Voters can’t stop Mesa from hiking utility rates, a judge ruled Thursday. But the group that challenged the rate hikes says it isn’t giving up.
"They may have won this little legal skirmish, but they’re going to lose the battle, the war," said David Molina, a member of Stop Exploiting Taxpayers.
The call by Maricopa County Superior Court Judge Michael Yarnell means last summer’s City Council decision to raise water, sewer, trash and natural gas costs stays in place.
The rate increase adds an average of $57 to annual utility bills for customers who receive all four services.
Mesa, which has no property tax, has long put profits from its utility departments into its General Fund to help finance basic government services. City officials have said making fee increases subject to a referendum like the one pursued by Stop Exploiting Taxpayers could put the city’s bond rating and fiscal future in doubt.
"I’m pleased. We have a future," City Councilman Mike Whalen said about the ruling.
Councilwoman Janie Thom, who opposed the rate hike and helped gather the 4,538 petition signatures, said she’s disappointed by the ruling.
It doesn’t answer the central question of whether the rate hikes are an improper way to circumvent Mesa’s lack of a property tax, she said.
"I don’t feel it’s right for the city to use utility rates to replace a funding source the citizens have outlawed by amending the city charter," she said.
The city refused to send the petitions on to Maricopa County for certification after they were turned in in July.
The state constitution limits referendums to legislative acts. Utility rate-setting is an administrative act.
Yarnell’s opinion cited Wennerstrom v. City of Mesa, the same state Supreme Court case City Attorney Debbie Spinner used to back her claim that setting utility fees is not a legislative act but an administrative one, because of the rates’ temporary nature.
Yarnell also said there is no legal issue with the city using profits generated by its utility departments to pay for other city functions.
Stop Exploiting Taxpayers will consult attorneys before deciding whether to appeal, chairwoman Jan Hibbard said.

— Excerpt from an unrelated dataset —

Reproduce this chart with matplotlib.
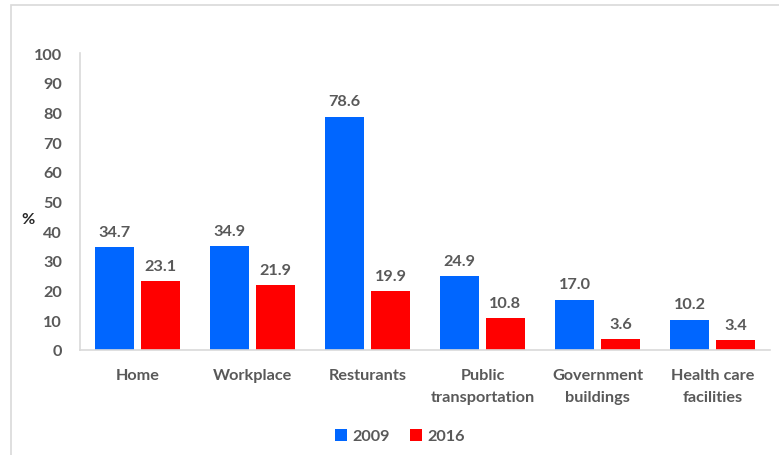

The group also has collected 4,000 signatures for a voter initiative headed for the March 2006 ballot. It would amend the city charter to require public approval for any future utility rate hikes. Initiatives make new law, rather than attempting to change laws or actions already taken, like a referendum.
Spinner said Thursday she has not yet seen the text of the initiative, but it’s possible that it could raise some of the same legal issues as the referendum.
The city’s decision to challenge the referendum was "arrogant," Molina said.
"Challenging the referendum on a legal basis is the only way they could thwart the will of the people, because they know if they go to the ballot, they lose," he said.
Mayor Keno Hawker said voters have recourse regarding utility fee hikes: "They can run council candidates who don’t want to use utility rates as a revenue source."